Tecrit, sermaye düzeninin elindeki en sinsi silahlardan biridir. Halkların özgürlük mücadelesini zindan duvarları arasında boğmayı hedefleyen bu politika, burjuvazinin devrimci mücadeleden ve zindanlardaki devrimci dayanışmadan duyduğu korkunun ifadesidir. Ama yanılıyorlar! Devrimci irade ne zindanlarda tükenir, ne de işkenceyle teslim alınır!

Zindanlar sınıf mücadelesinin en keskin cephelerinden biridir. Sermaye egemenliğinin ve faşizmin gerçek yüzü zindanlarda tecrit ve işkenceyle kendini açığa vururken, proletaryanın devrimci mücadelesi tam da bu zulmün karşısında filizlenir. Nasıl ki toplumsal mücadelenin farklı cepheleri birbirinden etkileniyor ve aralarındaki bağ güçleniyorsa; zindanlardaki devrimciler de bireysel özgürlükleri için değil, işçi sınıfının kurtuluşu için mücadele ediyor. Bundan dolayı zindanlar sadece devrimci güçlerin değil, harekete geçen sermaye egemenliğine ve faşizme karşı çıkan tüm güçlerin birincil sorunudur. Çünkü zindanlardaki tutsakların özgürlüğü sorunu tüm toplumun özgürleşmesi sorunudur yani bir devrim sorunudur!
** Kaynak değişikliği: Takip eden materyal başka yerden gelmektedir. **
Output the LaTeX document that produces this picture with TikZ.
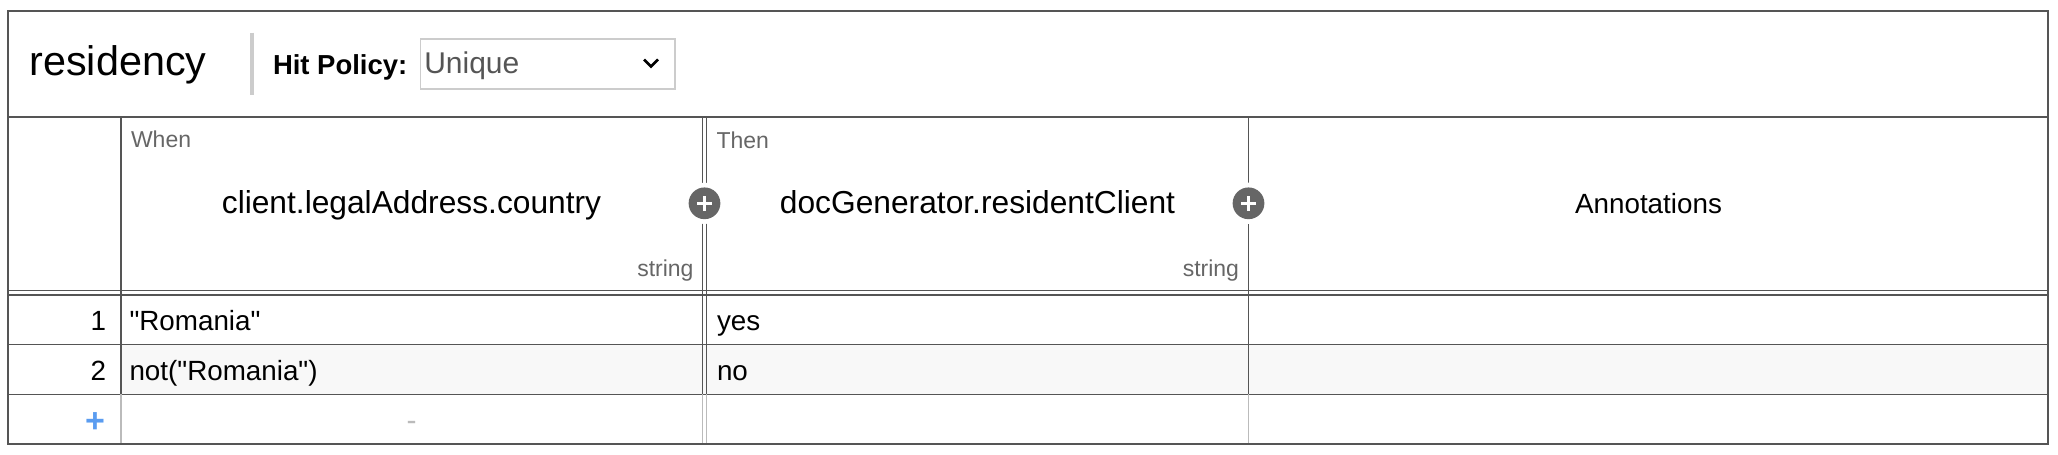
\documentclass[tikz,border=0pt]{standalone}
\usepackage{fontspec}
\setmainfont{Liberation Sans}
\definecolor{borderc}{HTML}{555555}
\definecolor{lightline}{HTML}{BBBBBB}
\definecolor{sepgray}{HTML}{CCCCCC}
\definecolor{labelgray}{HTML}{666666}
\definecolor{rowfill}{HTML}{F8F8F8}
\definecolor{plusgray}{HTML}{666666}
\definecolor{addblue}{HTML}{5A9CF0}
\definecolor{valgray}{HTML}{555555}
\newcommand\fsz[1]{\fontsize{#1}{#1}\selectfont}
\newcommand\sq{\textquotedbl}
\begin{document}
\begin{tikzpicture}[x=0.75pt,y=-0.75pt,
  txt/.style={inner sep=0pt,outer sep=0pt},
  titletxt/.style={txt,font=\fsz{31pt}},
  hittxt/.style={txt,font=\fsz{20.6pt}\bfseries},
  policytxt/.style={txt,font=\fsz{22.5pt},text=valgray},
  smalltxt/.style={txt,font=\fsz{17.25pt},text=labelgray},
  headtxt/.style={txt,font=\fsz{23.8pt}},
  annottxt/.style={txt,font=\fsz{20.85pt}},
  celltxt/.style={txt,font=\fsz{20.85pt}},
  darkline/.style={draw=borderc,line width=1.2pt},
  thinline/.style={draw=borderc,line width=1pt},
  paleline/.style={draw=lightline,line width=1.2pt}]
\useasboundingbox (0,0) rectangle (2058,454);
% row 2 background
\fill[rowfill] (121,344.3) rectangle (2048,394.3);
% title area
\draw[sepgray,line width=3pt] (251.7,32.7) -- (251.7,95);
\draw[sepgray,line width=1.1pt] (420.7,39) rectangle (675,89);
\draw[black,line width=2.1pt] (644,59.5) -- (651,66.5) -- (658,59.5);
% horizontal lines
\draw[darkline] (8.3,116.7) -- (2048,116.7);
\draw[thinline] (8.3,290.7) -- (2048,290.7);
\draw[thinline] (8.3,295) -- (2048,295);
\draw[darkline] (8.3,344.3) -- (2048,344.3);
\draw[darkline] (8.3,394.3) -- (2048,394.3);
% vertical lines
\draw[darkline] (121,116.7) -- (121,394.3);
\draw[paleline] (121,394.3) -- (121,444.3);
\draw[thinline] (702.3,116.7) -- (702.3,394.3);
\draw[thinline] (706.7,116.7) -- (706.7,394.3);
\draw[draw=lightline,line width=1pt] (702.3,394.3) -- (702.3,444.3);
\draw[draw=lightline,line width=1pt] (706.7,394.3) -- (706.7,444.3);
\draw[darkline] (1248.5,116.7) -- (1248.5,394.3);
\draw[paleline] (1248.5,394.3) -- (1248.5,444.3);
% outer border
\draw[borderc,line width=1.5pt] (8.3,11) rectangle (2048,444.3);
% add-column buttons
\foreach \cx in {704.5,1248.5}{
  \fill[white] (\cx,203.3) circle[radius=15.5pt];
  \fill[plusgray] (\cx,203.3) circle[radius=11.9pt];
  \draw[white,line width=2.3pt] (\cx-7.3,203.3) -- (\cx+7.3,203.3);
  \draw[white,line width=2.3pt] (\cx,196) -- (\cx,210.6);
}
% texts
\node[titletxt,anchor=base west] (title) at (29.5,75) {residency};
\node[hittxt,anchor=base west] (hitlabel) at (273,74) {Hit Policy:};
\node[policytxt,anchor=base west] (policy) at (424.3,73.5) {Unique};
\node[smalltxt,anchor=base west] (when) at (131,147.3) {When};
\node[smalltxt,anchor=base west] (then) at (716.5,148) {Then};
\node[headtxt,anchor=base] (colin) at (411.5,213.5) {client.legalAddress.country};
\node[headtxt,anchor=base] (colout) at (977.5,213.5) {docGenerator.residentClient};
\node[annottxt,anchor=base] (annot) at (1648.5,213.3) {Annotations};
\node[smalltxt,anchor=base east] (strin) at (693.5,276.5) {string};
\node[smalltxt,anchor=base east] (strout) at (1239,276.5) {string};
\node[celltxt,anchor=base east] (n1) at (106,330) {1};
\node[celltxt,anchor=base west] (r1in) at (129.5,330) {\sq Romania\sq};
\node[celltxt,anchor=base west] (r1out) at (717,330) {yes};
\node[celltxt,anchor=base east] (n2) at (106,380) {2};
\node[celltxt,anchor=base west] (r2in) at (129.5,380) {not(\sq Romania\sq)};
\node[celltxt,anchor=base west] (r2out) at (717,380) {no};
\node[txt,font=\fsz{25.5pt}\bfseries,text=addblue,anchor=base] (addrow) at (95,432.7) {+};
\node[txt,font=\fsz{22.5pt},text=lightline,anchor=base] (dash) at (411.7,430.9) {-};
\end{tikzpicture}
\end{document}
Tecrit, işkence ve katliamlar, bu düzenin çöküşünü önleyemeyecektir. Kapitalist düzen, devrimci mücadelenin karşısında giderek daha vahşi yöntemlere başvuruyor. Ancak toplumun her alanında karşı karşıya olduğumuz, artan sömürü ve baskı koşullarına karşılık kitlelerin yükselen mücadelesi ve devrimci durum kendini ortaya koymaktadır. Marx’ın dediği gibi: “Zincirlerinden başka kaybedecek bir şeyi olmayanlar” için mücadele, her yerde ve her koşulda sürmektedir.

Bugün bizlere düşen, zindanlardaki bu iradeyi dışarıdaki mücadeleyle buluşturmak, işçi sınıfı ve emekçilerin özgürlüğü için tek bir yumruk olarak birleşmektir. Tecrit, baskı ve sömürü duvarlarını yıkacak olan, birleşik devrimci mücadeledir. 19-22 Aralık zindan savaşlarında kaybettiğimiz yoldaşlarımızın kanı yerde kalmayacak! Bu katliamı yapanların, tecrit politikalarını sürdürenlerin heveslerini kursaklarında bırakacağız! Zulmün hesabını devrimle soracağız!


Unutmadık, Unutturmayacağız!

Tecridi Parçalayacağız, Bu Düzeni Yıkacağız!

Yaşasın Devrim ve Yaşasın Sosyalizm!

Zindanlar Yıkılsın Tutsaklara Özgürlük!